Duplicates are a major issue (“We found properties that have been listed more than 100 times in a couple of months,” he notes), and Casavo uses entity resolution (the process of identifying and merging duplicate records in a dataset — also known as record linkage or data deduplication) to resolve this.
This process compares unique identifiers (such data elements as names or addresses) to determine if two records refer to the same entity.
Until a few months ago, entity resolution involved no more than a SQL (database) query that merged listings that referred to properties with common characteristics, but this resulted in a lot of false negatives (i.e. listings for the same property that were not merged), according to Paticchio.

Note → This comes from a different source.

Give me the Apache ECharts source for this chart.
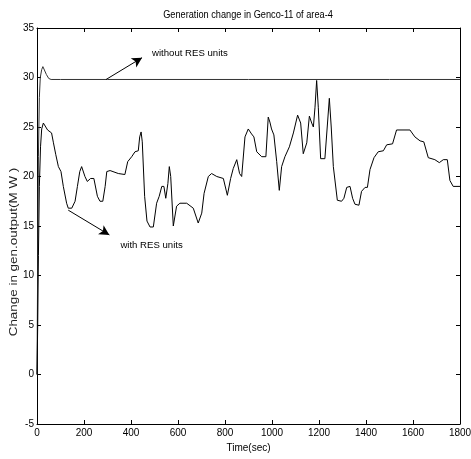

He adds: “By inspecting our data, we found out that the textual description of duplicated listings is quite often the same … bingo! We had another criterion to leverage!”
By combining these two approaches, Casavo created what it has dubbed Doduo (named after a two-headed creature from the video game Pokèmon). Doduo retrieves both metadata-edges (unique data identifiers) and description-edges (text), and uses them to create a graph to find all connected components i.e. cluster of listings selling the same property. These are then used to eliminate duplicates.
According to Paticchio this data can then be used to locate “where in Madrid houses are becoming more expensive,” calculate the Parisian neighborhoods where apartments are sold most rapidly or train an automatic valuation model to forecast the price of a property, among many other things.
Paticchio also notes possible additional improvements to the model — incorporating visual information, would likely be extremely useful for spotting identical properties, and assigning a probability score to clustering, which would show how confident Doduo was in its result.
Based in Italy, Casavo also operates in France, Spain and Portugal. In July 2022, it raised €400 million ($427 million U.S.) in debt and equity funding.